For heterogeneity to become a lever, you must move from intuition to objective data. It is not enough to ask "Do you know the subject?". You must precisely map:
Current technical skills (Hard Skills).
Specific expectations regarding the training.
Personality traits or modes of operation (Soft Skills).
It is this "Pre-Training Data" that holds the key to your groups.
Until recently, analyzing this data for 20, 50, or 100 learners and deducing optimized groups was humanly impossible within reasonable timeframes.

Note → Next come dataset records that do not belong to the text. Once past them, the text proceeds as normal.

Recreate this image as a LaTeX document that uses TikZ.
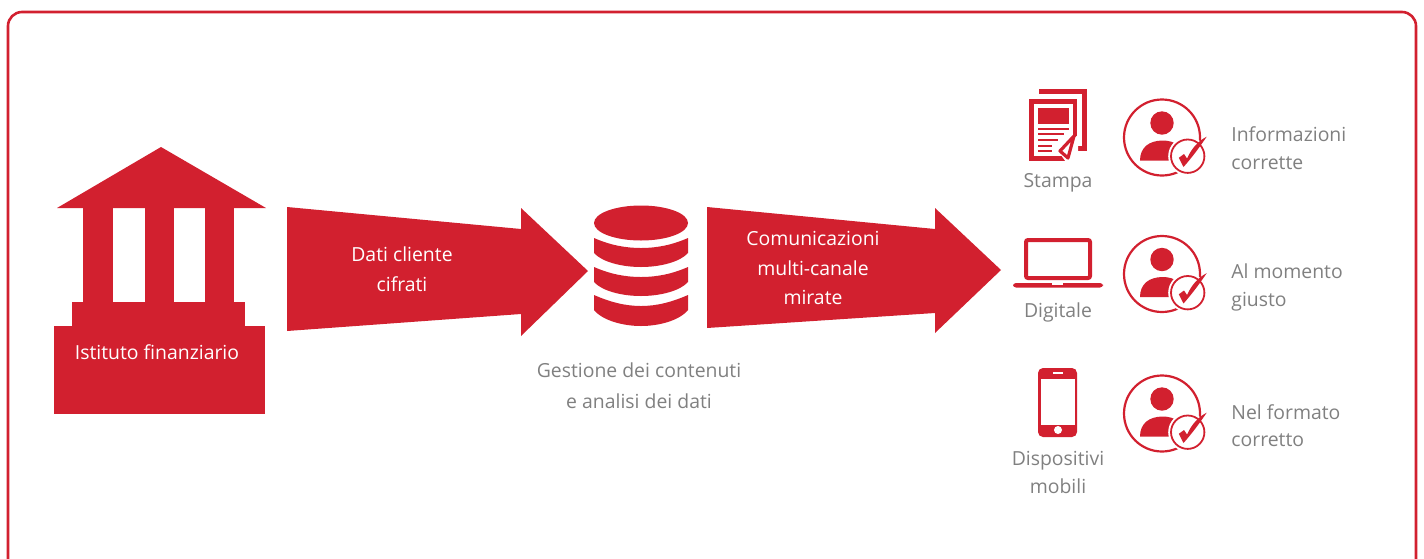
\documentclass[tikz,border=0pt]{standalone}
\usepackage{fontspec}
\setmainfont{Open Sans}
\usepackage{tikz}
\definecolor{bankred}{HTML}{D2202F}
\definecolor{labelgray}{HTML}{808080}
\tikzstyle{redfill} = [fill=bankred, draw=none]
\tikzstyle{whitefill} = [fill=white, draw=none]
\tikzstyle{redline} = [draw=bankred, line cap=round]
\tikzstyle{label} = [text=labelgray, align=center, inner sep=0pt, font=\fontsize{9.7}{13.7}\selectfont]
\tikzstyle{sidelabel} = [text=labelgray, align=left, inner sep=0pt, font=\fontsize{9.7}{13.7}\selectfont]
\tikzstyle{whitelabel} = [text=white, align=center, inner sep=0pt, font=\fontsize{9.7}{15}\selectfont]
\tikzset{
  usericon/.pic={
    \draw [redline, line width=1.1pt] (0,0) circle [radius=38];
    \fill [bankred] (0,-14.5) circle [radius=11.7];
    \path [redfill] (-22,23) .. controls (-22,10) and (-13,3) .. (1,3) .. controls (13,3) and (22,10) .. (24,20) -- (24,23) -- cycle;
    \path [whitefill] (25.7,18.7) circle [radius=19.5];
    \draw [redline, line width=0.9pt] (25.7,18.7) circle [radius=16.7];
    \path [redfill] (16.8,20.3) -- (22,16.5) -- (25,21) .. controls (30,10) and (37,3) .. (44.7,-0.8) .. controls (38,9) and (30,20) .. (21.5,29.5) -- cycle;
  }
}
\begin{document}
\begin{tikzpicture}[x=0.5pt, y=-0.5pt, node distance=65pt]
        \useasboundingbox (0,0) rectangle (1424,558);

        % Frame
        \draw [draw=bankred, line width=1.3pt, rounded corners=7pt] (8,570) -- (8,12) -- (1416,12) -- (1416,570);

        % Bank
        \path [redfill] (161,147) -- (266,208) -- (57,208) -- cycle;
        \path [redfill] (83,208) rectangle (113,302);
        \path [redfill] (145,208) rectangle (174,302);
        \path [redfill] (205,208) rectangle (234,302);
        \path [redfill] (72,302) rectangle (245,326);
        \path [redfill] (54,326) rectangle (265,414);

        % Block arrows
        \path [redfill] (287,207) -- (521,229) -- (521,208) -- (588,271) -- (521,336) -- (521,314) -- (287,331) -- cycle;
        \path [redfill] (707,207) -- (935,229) -- (935,208) -- (1001,270) -- (935,333) -- (935,313) -- (707,328) -- cycle;

        % Database
        \path [redfill] (641,223) ellipse [x radius=47, y radius=17.5];
        \path [redfill] (594,238) .. controls (610,245) and (625,248) .. (641,248) .. controls (657,248) and (672,245) .. (688,238) -- (688,253) .. controls (680,262) and (660,267) .. (641,267) .. controls (622,267) and (602,262) .. (594,253) -- cycle;
        \path [redfill] (594,267) .. controls (610,274) and (625,277) .. (641,277) .. controls (657,277) and (672,274) .. (688,267) -- (688,282) .. controls (680,291) and (660,296) .. (641,296) .. controls (622,296) and (602,291) .. (594,282) -- cycle;
        \path [redfill] (594,295) .. controls (610,302) and (625,306) .. (641,306) .. controls (657,306) and (672,302) .. (688,295) -- (688,310) .. controls (680,320) and (660,326) .. (641,326) .. controls (622,326) and (602,320) .. (594,310) -- cycle;

        % Print icon
        \draw [draw=bankred, line width=2.5pt] (1039,91.5) -- (1084.5,91.5) -- (1084.5,148.5) -- (1074,148.5);
        \path [redfill] (1029,99) rectangle (1077,161);
        \path [whitefill] (1034,104) rectangle (1073,156);
        \path [redfill] (1038,108) rectangle (1069,124);
        \foreach \ly/\lx in {129/1069, 134/1064, 140/1058, 146/1052, 151/1052}
            \draw [draw=bankred, line width=0.9pt] (1038,\ly) -- (\lx,\ly);
        \path [whitefill] (1078,135) -- (1078,162) -- (1066,162) -- (1058,151) -- cycle;
        \draw [draw=bankred, line width=1.6pt, line join=round] (1060,151) -- (1074,136) -- (1068,158) -- cycle;

        % Laptop icon
        \draw [draw=bankred, line width=2pt, rounded corners=1pt] (1026,240) rectangle (1090,278);
        \path [redfill, rounded corners=1.5pt] (1013,283) -- (1103,283) -- (1103,287.5) -- (1013,287.5) -- cycle;
        \path [whitefill] (1052,283) rectangle (1063,284.5);

        % Phone icon
        \path [redfill, rounded corners=2.5pt] (1038,368) rectangle (1077,437);
        \path [whitefill] (1041,379) rectangle (1075,425);
        \path [whitefill] (1053,372.4) rectangle (1063,373.8);
        \path [whitefill] (1058,430) circle [radius=4];

        % User icons
        \pic (userone) at (1162,137.5) {usericon};
        \pic (usertwo) at (1162,274) {usericon};
        \pic (userthree) at (1162,413.5) {usericon};

        % Nodes
        \node (istituto) [whitelabel] at (157,352) {Istituto finanziario};
        \node (dati) [whitelabel] at (402,269) {Dati cliente\\cifrati};
        \node (comunicazioni) [whitelabel, font=\fontsize{9.7}{14.7}\selectfont] at (813,268) {Comunicazioni\\multi-canale\\mirate};
        \node (gestione) [label, font=\fontsize{9.7}{15.5}\selectfont] at (639,385.5) {Gestione dei contenuti\\e analisi dei dati};
        \node (stampa) [label] at (1058,182.5) {Stampa};
        \node (digitale) [label, below of=stampa] {Digitale};
        \node (dispositivi) [label, below of=digitale, yshift=-15pt] {Dispositivi\\mobili};
        \node (corrette) [sidelabel, anchor=west] at (1231,148) {Informazioni\\corrette};
        \node (giusto) [sidelabel, anchor=west] at (1231,287.5) {Al momento\\giusto};
        \node (formato) [sidelabel, anchor=west] at (1231,425.5) {Nel formato\\corretto};
    \end{tikzpicture}
\end{document}
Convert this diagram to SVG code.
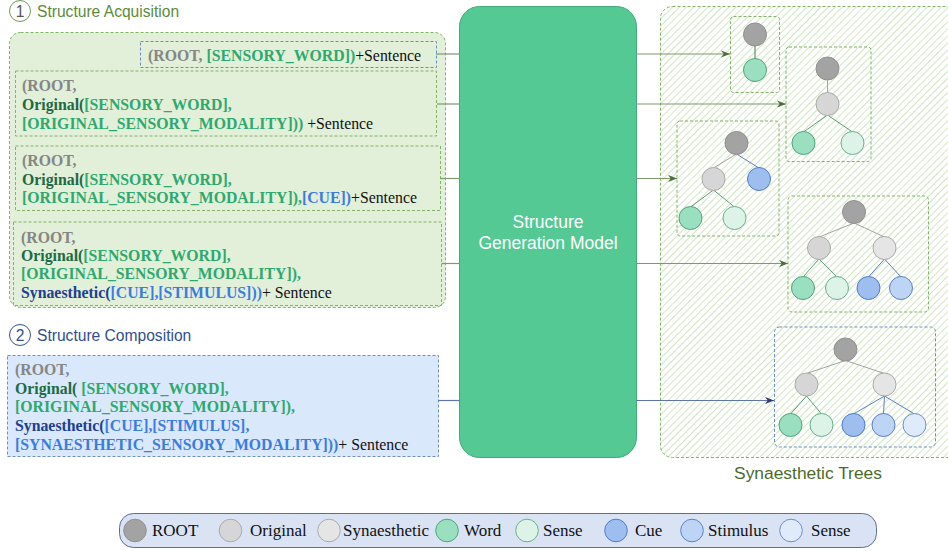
<svg xmlns="http://www.w3.org/2000/svg" width="948" height="551" viewBox="0 0 948 551">
  <style>
    .code { font-family: "Liberation Serif", "Times New Roman", serif; font-size: 15.8px; font-weight: bold; }
    .g { fill: #868686; }
    .w { fill: #2ea96e; }
    .dw { fill: #1d6a44; }
    .b { fill: #3b7ce0; }
    .db { fill: #213f8e; }
    .s { fill: #111111; font-weight: normal; }
    .head { font-family: "Liberation Sans", Arial, sans-serif; font-size: 15.6px; }
    .grp { fill: #e2efd9; stroke: #82b366; stroke-width: 1; stroke-dasharray: 3 2; }
    .blu { fill: #dae8fc; stroke: #6c8ebf; stroke-width: 1; stroke-dasharray: 3 2; }
    .tbox { fill: none; stroke: #82b366; stroke-width: 1; stroke-dasharray: 3 2; }
    .conn { fill: none; stroke: #7c9a6a; stroke-width: 1.2; }
    .connb { fill: none; stroke: #5f77a6; stroke-width: 1.2; }
    .e-grey { stroke: #a3a3a3; stroke-width: 1; }
    .e-green { stroke: #5c9d78; stroke-width: 1; }
    .e-blue { stroke: #5b7fc0; stroke-width: 1; }
    .root { fill: #a3a3a3; stroke: #909090; }
    .orig { fill: #d6d6d6; stroke: #aaaaaa; }
    .syn { fill: #e5e5e5; stroke: #aaaaaa; }
    .word { fill: #9adfbf; stroke: #4fa57a; }
    .sense { fill: #ddf3e8; stroke: #67b28a; }
    .cue { fill: #9dbeee; stroke: #4f7cc4; }
    .stim { fill: #bdd4f5; stroke: #5a82c6; }
    .bsense { fill: #dfeafb; stroke: #6b8fcc; }
    .leg { font-family: "Liberation Serif", "Times New Roman", serif; font-size: 17px; fill: #111111; }
  </style>
  <defs>
    <pattern id="hatch" patternUnits="userSpaceOnUse" width="5" height="5" patternTransform="rotate(45)">
      <rect width="5" height="5" fill="#ffffff"/>
      <line x1="0" y1="0" x2="0" y2="5" stroke="#c6e1b3" stroke-width="1.6"/>
    </pattern>
    <marker id="arrG" viewBox="0 0 10 8" refX="10" refY="4" markerWidth="9" markerHeight="7.5" markerUnits="userSpaceOnUse" orient="auto">
      <path d="M0,0 L10,4 L0,8 L3,4 Z" fill="#4f6e3a"/>
    </marker>
    <marker id="arrB" viewBox="0 0 10 8" refX="10" refY="4" markerWidth="9" markerHeight="7.5" markerUnits="userSpaceOnUse" orient="auto">
      <path d="M0,0 L10,4 L0,8 L3,4 Z" fill="#2a3f6e"/>
    </marker>
  </defs>

  <rect width="948" height="551" fill="#ffffff"/>

  <!-- section headings -->
  <g id="heading-acquisition">
    <circle cx="20" cy="11" r="10.5" fill="#ffffff" stroke="#6f9a55" stroke-width="1"/>
    <text x="20" y="16.5" text-anchor="middle" class="head" fill="#555555">1</text>
    <text x="37" y="16.5" class="head" fill="#5b8c3a">Structure Acquisition</text>
  </g>
  <g id="heading-composition">
    <circle cx="20" cy="335" r="10.5" fill="#ffffff" stroke="#2f4f8f" stroke-width="1"/>
    <text x="20" y="340.5" text-anchor="middle" class="head" fill="#2f4f8f">2</text>
    <text x="37" y="340.5" class="head" fill="#2f4f8f">Structure Composition</text>
  </g>

  <!-- acquisition group -->
  <g id="acquisition-group">
    <rect x="9.5" y="32.5" width="436" height="275" rx="11" class="grp"/>
  </g>

  <g id="prompt-1">
    <rect x="140.5" y="41.5" width="296" height="26" fill="#e2efd9" stroke="#6c8ebf" stroke-dasharray="3 2"/>
    <text x="148" y="60.5" class="code"><tspan class="g">(ROOT, </tspan><tspan class="w">[SENSORY_WORD])</tspan><tspan class="s">+Sentence</tspan></text>
  </g>

  <g id="prompt-2">
    <rect x="15.5" y="71" width="421" height="65" class="grp"/>
    <text class="code">
      <tspan x="22" y="90.5" class="g">(ROOT,</tspan>
      <tspan x="22" y="109.5" class="dw">Original(</tspan><tspan class="w">[SENSORY_WORD],</tspan>
      <tspan x="22" y="128.5" class="w">[ORIGINAL_SENSORY_MODALITY]))</tspan><tspan class="s"> +Sentence</tspan>
    </text>
  </g>

  <g id="prompt-3">
    <rect x="15.5" y="146" width="425" height="64.5" class="grp"/>
    <text class="code">
      <tspan x="22" y="165.5" class="g">(ROOT,</tspan>
      <tspan x="22" y="184.5" class="dw">Original(</tspan><tspan class="w">[SENSORY_WORD],</tspan>
      <tspan x="22" y="203" class="w">[ORIGINAL_SENSORY_MODALITY]),</tspan><tspan class="b">[CUE])</tspan><tspan class="s">+Sentence</tspan>
    </text>
  </g>

  <g id="prompt-4">
    <rect x="13.5" y="222" width="428" height="83.5" class="grp"/>
    <text class="code">
      <tspan x="21" y="242.5" class="g">(ROOT,</tspan>
      <tspan x="21" y="260.5" class="dw">Original(</tspan><tspan class="w">[SENSORY_WORD],</tspan>
      <tspan x="21" y="279" class="w">[ORIGINAL_SENSORY_MODALITY]),</tspan>
      <tspan x="21" y="297.5" class="db">Synaesthetic(</tspan><tspan class="b">[CUE],[STIMULUS]))</tspan><tspan class="s">+ Sentence</tspan>
    </text>
  </g>

  <g id="prompt-5">
    <rect x="7.5" y="355.5" width="431" height="101" class="blu"/>
    <text class="code">
      <tspan x="15" y="375" class="g">(ROOT,</tspan>
      <tspan x="15" y="394" class="dw">Original( </tspan><tspan class="w">[SENSORY_WORD],</tspan>
      <tspan x="15" y="412" class="w">[ORIGINAL_SENSORY_MODALITY]),</tspan>
      <tspan x="15" y="431" class="db">Synaesthetic(</tspan><tspan class="b">[CUE],[STIMULUS],</tspan>
      <tspan x="15" y="449.5" class="b">[SYNAESTHETIC_SENSORY_MODALITY]))</tspan><tspan class="s">+ Sentence</tspan>
    </text>
  </g>

  <!-- model -->
  <g id="model">
    <rect x="459.5" y="6.5" width="177" height="451" rx="20" fill="#54c994" stroke="#46a77b" stroke-width="1"/>
    <text x="548" y="228" text-anchor="middle" font-family="'Liberation Sans', Arial, sans-serif" font-size="17.5" fill="#ffffff">Structure</text>
    <text x="548" y="249" text-anchor="middle" font-family="'Liberation Sans', Arial, sans-serif" font-size="17.5" fill="#ffffff">Generation Model</text>
  </g>

  <!-- output area -->
  <g id="trees-area">
    <rect x="660.5" y="6.5" width="300" height="451" rx="12" fill="url(#hatch)" stroke="#82b366" stroke-dasharray="3 2"/>
    <text x="808" y="479" text-anchor="middle" font-family="'Liberation Sans', Arial, sans-serif" font-size="17.4" fill="#4a6b2a">Synaesthetic Trees</text>
  </g>

  <!-- connectors -->
  <g id="connectors">
    <line x1="436" y1="54" x2="460" y2="54" class="conn"/>
    <line x1="636" y1="54" x2="730" y2="54" class="conn" marker-end="url(#arrG)"/>
    <line x1="437" y1="104" x2="460" y2="104" class="conn"/>
    <line x1="636" y1="104" x2="786" y2="104" class="conn" marker-end="url(#arrG)"/>
    <line x1="440.5" y1="178.5" x2="460" y2="178.5" class="conn"/>
    <line x1="636" y1="178.5" x2="677" y2="178.5" class="conn" marker-end="url(#arrG)"/>
    <line x1="441.5" y1="263.5" x2="460" y2="263.5" class="conn"/>
    <line x1="636" y1="263.5" x2="788" y2="263.5" class="conn" marker-end="url(#arrG)"/>
    <line x1="438.5" y1="400.5" x2="460" y2="400.5" class="connb"/>
    <line x1="636" y1="400.5" x2="774" y2="400.5" class="connb" marker-end="url(#arrB)"/>
  </g>

  <!-- tree 1: root + word -->
  <g id="tree-1">
    <rect x="730.5" y="16.5" width="49" height="76" rx="3" class="tbox"/>
    <line x1="755" y1="34.5" x2="755" y2="70" stroke="#3d7a50" stroke-width="1"/>
    <circle cx="755" cy="34.5" r="11.5" class="root"/>
    <circle cx="755" cy="70" r="11.5" class="word"/>
  </g>

  <!-- tree 2: root, original, word, sense -->
  <g id="tree-2">
    <rect x="786" y="47" width="85" height="114.5" rx="3" class="tbox"/>
    <line x1="827.5" y1="68.5" x2="827.5" y2="104" class="e-grey"/>
    <line x1="827.5" y1="115" x2="803.5" y2="132" class="e-green"/>
    <line x1="827.5" y1="115" x2="852.5" y2="132" class="e-green"/>
    <circle cx="827.5" cy="68.5" r="11.5" class="root"/>
    <circle cx="827.5" cy="104" r="11.5" class="orig"/>
    <circle cx="803.5" cy="143" r="11.5" class="word"/>
    <circle cx="852.5" cy="143" r="11.5" class="sense"/>
  </g>

  <!-- tree 3: adds cue -->
  <g id="tree-3">
    <rect x="677" y="121" width="102" height="115" rx="3" class="tbox"/>
    <line x1="736.5" y1="154" x2="713.5" y2="168" class="e-grey"/>
    <line x1="736.5" y1="154" x2="759" y2="168" class="e-blue"/>
    <line x1="713.5" y1="190" x2="690.5" y2="207" class="e-green"/>
    <line x1="713.5" y1="190" x2="734.5" y2="207" class="e-green"/>
    <circle cx="736.5" cy="143" r="11.5" class="root"/>
    <circle cx="713.5" cy="179" r="11.5" class="orig"/>
    <circle cx="759" cy="179" r="11.5" class="cue"/>
    <circle cx="690.5" cy="218" r="11.5" class="word"/>
    <circle cx="734.5" cy="218" r="11.5" class="sense"/>
  </g>

  <!-- tree 4: original + synaesthetic branches -->
  <g id="tree-4">
    <rect x="788" y="196" width="140.5" height="116" rx="4" class="tbox"/>
    <line x1="854" y1="223" x2="819" y2="237" class="e-grey"/>
    <line x1="854" y1="223" x2="884.5" y2="237" class="e-grey"/>
    <line x1="819" y1="259" x2="803" y2="277" class="e-green"/>
    <line x1="819" y1="259" x2="837" y2="277" class="e-green"/>
    <line x1="884.5" y1="259" x2="868.5" y2="277" class="e-blue"/>
    <line x1="884.5" y1="259" x2="901" y2="277" class="e-blue"/>
    <circle cx="854" cy="212" r="11.5" class="root"/>
    <circle cx="819" cy="248" r="11.5" class="orig"/>
    <circle cx="884.5" cy="248" r="11.5" class="syn"/>
    <circle cx="803" cy="288" r="11.5" class="word"/>
    <circle cx="837" cy="288" r="11.5" class="sense"/>
    <circle cx="868.5" cy="288" r="11.5" class="cue"/>
    <circle cx="901" cy="288" r="11.5" class="stim"/>
  </g>

  <!-- tree 5: full composition -->
  <g id="tree-5">
    <rect x="774.5" y="327" width="161" height="120" rx="5" fill="none" stroke="#6c8ebf" stroke-dasharray="3 2"/>
    <line x1="845.5" y1="360.5" x2="806.5" y2="373.5" class="e-grey"/>
    <line x1="845.5" y1="360.5" x2="884.5" y2="373.5" class="e-grey"/>
    <line x1="806.5" y1="396" x2="790.5" y2="414" class="e-green"/>
    <line x1="806.5" y1="396" x2="821.5" y2="414" class="e-green"/>
    <line x1="884.5" y1="396" x2="853.5" y2="414" class="e-blue"/>
    <line x1="884.5" y1="396" x2="883.5" y2="414" class="e-blue"/>
    <line x1="884.5" y1="396" x2="914.5" y2="414" class="e-blue"/>
    <circle cx="845.5" cy="349.5" r="11.5" class="root"/>
    <circle cx="806.5" cy="384.5" r="11.5" class="orig"/>
    <circle cx="884.5" cy="384.5" r="11.5" class="syn"/>
    <circle cx="790.5" cy="425" r="11.5" class="word"/>
    <circle cx="821.5" cy="425" r="11.5" class="sense"/>
    <circle cx="853.5" cy="425" r="11.5" class="cue"/>
    <circle cx="883.5" cy="425" r="11.5" class="stim"/>
    <circle cx="914.5" cy="425" r="11.5" class="bsense"/>
  </g>

  <!-- legend -->
  <g id="legend">
    <rect x="119.5" y="513.5" width="757" height="34" rx="14" fill="#d9e3f4" stroke="#5d6f8f" stroke-width="1"/>
    <circle cx="135" cy="530.5" r="11.3" class="root"/>
    <text x="152" y="536" class="leg">ROOT</text>
    <circle cx="230.5" cy="530.5" r="11.3" class="orig"/>
    <text x="250" y="536" class="leg">Original</text>
    <circle cx="329" cy="530.5" r="11.3" class="syn"/>
    <text x="343" y="536" class="leg">Synaesthetic</text>
    <circle cx="447" cy="530.5" r="11.3" class="word"/>
    <text x="464" y="536" class="leg">Word</text>
    <circle cx="527" cy="530.5" r="11.3" class="sense"/>
    <text x="543" y="536" class="leg">Sense</text>
    <circle cx="616" cy="530.5" r="11.3" class="cue"/>
    <text x="635" y="536" class="leg">Cue</text>
    <circle cx="692" cy="530.5" r="11.3" class="stim"/>
    <text x="708" y="536" class="leg">Stimulus</text>
    <circle cx="791" cy="530.5" r="11.3" class="bsense"/>
    <text x="811" y="536" class="leg">Sense</text>
  </g>
</svg>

This is where intelligent matching technology like Harmate comes in.
The goal is not to replace the trainer's judgment, but to give them "super-vision" over their group.
By using algorithms to process responses to positioning questionnaires, you can now script your groups even before entering the room:
The "Leveling" Approach: The tool can identify excessive standard deviations and suggest prerequisite paths for novices before the common session.
The "Dynamic Tutoring" Approach: The algorithm can instantly create [Expert + Novice] pairs on a specific skill, ensuring that each subgroup is autonomous.
The "Complementarity" Approach: For a project workshop, AI can assemble teams ensuring that each group has a "leader," a "creative," and a "timekeeper," based on their declared profiles.
Heterogeneity in a group is only a "nightmare" when it is invisible and unmanaged. As soon as you measure it via precise positioning and use tools to structure interactions, it becomes your best pedagogical asset.
Do not let chance decide the dynamic of your training sessions anymore. Move from suffered group management to chosen interaction engineering.